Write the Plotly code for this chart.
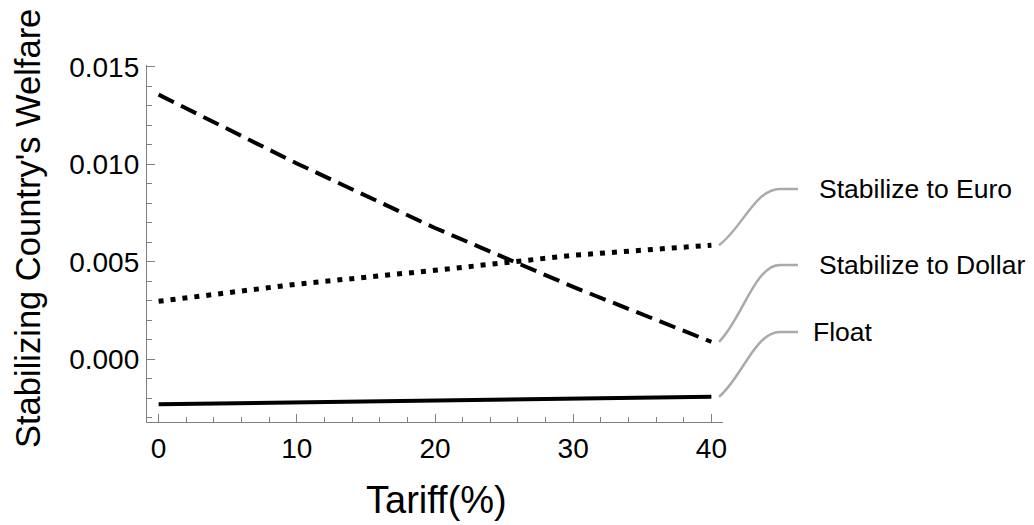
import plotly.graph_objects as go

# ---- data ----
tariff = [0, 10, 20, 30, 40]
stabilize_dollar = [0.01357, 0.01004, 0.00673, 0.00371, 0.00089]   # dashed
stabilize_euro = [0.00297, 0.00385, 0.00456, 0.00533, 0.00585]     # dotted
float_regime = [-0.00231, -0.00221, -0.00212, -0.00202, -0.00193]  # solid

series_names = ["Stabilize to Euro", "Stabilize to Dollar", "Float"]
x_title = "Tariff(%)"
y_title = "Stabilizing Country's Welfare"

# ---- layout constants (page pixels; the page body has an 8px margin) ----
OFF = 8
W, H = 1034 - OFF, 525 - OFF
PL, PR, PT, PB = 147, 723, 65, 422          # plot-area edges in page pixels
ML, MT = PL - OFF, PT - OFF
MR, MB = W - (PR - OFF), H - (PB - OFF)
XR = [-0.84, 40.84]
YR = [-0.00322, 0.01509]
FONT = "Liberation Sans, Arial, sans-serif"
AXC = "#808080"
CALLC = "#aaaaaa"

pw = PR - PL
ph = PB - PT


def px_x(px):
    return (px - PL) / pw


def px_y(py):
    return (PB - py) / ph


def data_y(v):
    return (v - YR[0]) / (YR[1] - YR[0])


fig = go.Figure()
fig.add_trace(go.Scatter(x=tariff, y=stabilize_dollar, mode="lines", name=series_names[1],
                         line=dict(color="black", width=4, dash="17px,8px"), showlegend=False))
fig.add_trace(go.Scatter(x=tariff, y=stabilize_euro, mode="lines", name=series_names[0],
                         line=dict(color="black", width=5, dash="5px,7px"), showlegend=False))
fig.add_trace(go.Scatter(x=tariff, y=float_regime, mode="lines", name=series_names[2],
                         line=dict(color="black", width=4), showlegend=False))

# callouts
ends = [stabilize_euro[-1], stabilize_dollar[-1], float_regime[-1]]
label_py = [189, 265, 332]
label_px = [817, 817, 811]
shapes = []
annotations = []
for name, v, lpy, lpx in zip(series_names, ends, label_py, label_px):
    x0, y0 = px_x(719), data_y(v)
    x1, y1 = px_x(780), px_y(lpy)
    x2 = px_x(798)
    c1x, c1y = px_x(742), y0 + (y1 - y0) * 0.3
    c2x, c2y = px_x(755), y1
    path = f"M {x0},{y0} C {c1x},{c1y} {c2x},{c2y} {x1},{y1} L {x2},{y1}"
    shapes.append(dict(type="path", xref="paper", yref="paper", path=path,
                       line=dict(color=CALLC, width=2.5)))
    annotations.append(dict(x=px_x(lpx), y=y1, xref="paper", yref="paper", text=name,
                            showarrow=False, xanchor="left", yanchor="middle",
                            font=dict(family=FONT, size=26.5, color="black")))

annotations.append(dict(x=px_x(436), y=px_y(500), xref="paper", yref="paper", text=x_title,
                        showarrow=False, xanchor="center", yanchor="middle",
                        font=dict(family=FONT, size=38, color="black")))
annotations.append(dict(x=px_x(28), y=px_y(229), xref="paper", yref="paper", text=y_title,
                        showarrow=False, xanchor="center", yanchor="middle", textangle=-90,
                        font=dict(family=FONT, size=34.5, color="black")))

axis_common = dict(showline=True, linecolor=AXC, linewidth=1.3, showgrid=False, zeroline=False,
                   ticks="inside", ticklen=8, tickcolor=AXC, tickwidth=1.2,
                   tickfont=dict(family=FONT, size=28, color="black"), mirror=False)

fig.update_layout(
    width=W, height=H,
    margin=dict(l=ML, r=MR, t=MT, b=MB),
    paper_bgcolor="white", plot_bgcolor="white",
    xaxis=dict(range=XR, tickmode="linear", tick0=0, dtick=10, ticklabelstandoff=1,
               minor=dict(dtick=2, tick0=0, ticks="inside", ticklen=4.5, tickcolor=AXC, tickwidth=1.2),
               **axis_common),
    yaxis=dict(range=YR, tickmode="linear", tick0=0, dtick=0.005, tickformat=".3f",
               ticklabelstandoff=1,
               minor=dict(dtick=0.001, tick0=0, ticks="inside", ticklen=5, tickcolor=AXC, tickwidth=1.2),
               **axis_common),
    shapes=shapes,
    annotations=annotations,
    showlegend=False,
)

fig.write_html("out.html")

§ Given problem: Your copy of the data above should match it exactly, except that pictures are left out.

§ Finished exercise:
Write the Plotly code for this chart.
import plotly.graph_objects as go

# ---- data ----
tariff = [0, 10, 20, 30, 40]
stabilize_dollar = [0.01357, 0.01004, 0.00673, 0.00371, 0.00089]   # dashed
stabilize_euro = [0.00297, 0.00385, 0.00456, 0.00533, 0.00585]     # dotted
float_regime = [-0.00231, -0.00221, -0.00212, -0.00202, -0.00193]  # solid

series_names = ["Stabilize to Euro", "Stabilize to Dollar", "Float"]
x_title = "Tariff(%)"
y_title = "Stabilizing Country's Welfare"

# ---- layout constants (page pixels; the page body has an 8px margin) ----
OFF = 8
W, H = 1034 - OFF, 525 - OFF
PL, PR, PT, PB = 147, 723, 65, 422          # plot-area edges in page pixels
ML, MT = PL - OFF, PT - OFF
MR, MB = W - (PR - OFF), H - (PB - OFF)
XR = [-0.84, 40.84]
YR = [-0.00322, 0.01509]
FONT = "Liberation Sans, Arial, sans-serif"
AXC = "#808080"
CALLC = "#aaaaaa"

pw = PR - PL
ph = PB - PT


def px_x(px):
    return (px - PL) / pw


def px_y(py):
    return (PB - py) / ph


def data_y(v):
    return (v - YR[0]) / (YR[1] - YR[0])


fig = go.Figure()
fig.add_trace(go.Scatter(x=tariff, y=stabilize_dollar, mode="lines", name=series_names[1],
                         line=dict(color="black", width=4, dash="17px,8px"), showlegend=False))
fig.add_trace(go.Scatter(x=tariff, y=stabilize_euro, mode="lines", name=series_names[0],
                         line=dict(color="black", width=5, dash="5px,7px"), showlegend=False))
fig.add_trace(go.Scatter(x=tariff, y=float_regime, mode="lines", name=series_names[2],
                         line=dict(color="black", width=4), showlegend=False))

# callouts
ends = [stabilize_euro[-1], stabilize_dollar[-1], float_regime[-1]]
label_py = [189, 265, 332]
label_px = [817, 817, 811]
shapes = []
annotations = []
for name, v, lpy, lpx in zip(series_names, ends, label_py, label_px):
    x0, y0 = px_x(719), data_y(v)
    x1, y1 = px_x(780), px_y(lpy)
    x2 = px_x(798)
    c1x, c1y = px_x(742), y0 + (y1 - y0) * 0.3
    c2x, c2y = px_x(755), y1
    path = f"M {x0},{y0} C {c1x},{c1y} {c2x},{c2y} {x1},{y1} L {x2},{y1}"
    shapes.append(dict(type="path", xref="paper", yref="paper", path=path,
                       line=dict(color=CALLC, width=2.5)))
    annotations.append(dict(x=px_x(lpx), y=y1, xref="paper", yref="paper", text=name,
                            showarrow=False, xanchor="left", yanchor="middle",
                            font=dict(family=FONT, size=26.5, color="black")))

annotations.append(dict(x=px_x(436), y=px_y(500), xref="paper", yref="paper", text=x_title,
                        showarrow=False, xanchor="center", yanchor="middle",
                        font=dict(family=FONT, size=38, color="black")))
annotations.append(dict(x=px_x(28), y=px_y(229), xref="paper", yref="paper", text=y_title,
                        showarrow=False, xanchor="center", yanchor="middle", textangle=-90,
                        font=dict(family=FONT, size=34.5, color="black")))

axis_common = dict(showline=True, linecolor=AXC, linewidth=1.3, showgrid=False, zeroline=False,
                   ticks="inside", ticklen=8, tickcolor=AXC, tickwidth=1.2,
                   tickfont=dict(family=FONT, size=28, color="black"), mirror=False)

fig.update_layout(
    width=W, height=H,
    margin=dict(l=ML, r=MR, t=MT, b=MB),
    paper_bgcolor="white", plot_bgcolor="white",
    xaxis=dict(range=XR, tickmode="linear", tick0=0, dtick=10, ticklabelstandoff=1,
               minor=dict(dtick=2, tick0=0, ticks="inside", ticklen=4.5, tickcolor=AXC, tickwidth=1.2),
               **axis_common),
    yaxis=dict(range=YR, tickmode="linear", tick0=0, dtick=0.005, tickformat=".3f",
               ticklabelstandoff=1,
               minor=dict(dtick=0.001, tick0=0, ticks="inside", ticklen=5, tickcolor=AXC, tickwidth=1.2),
               **axis_common),
    shapes=shapes,
    annotations=annotations,
    showlegend=False,
)

fig.write_html("out.html")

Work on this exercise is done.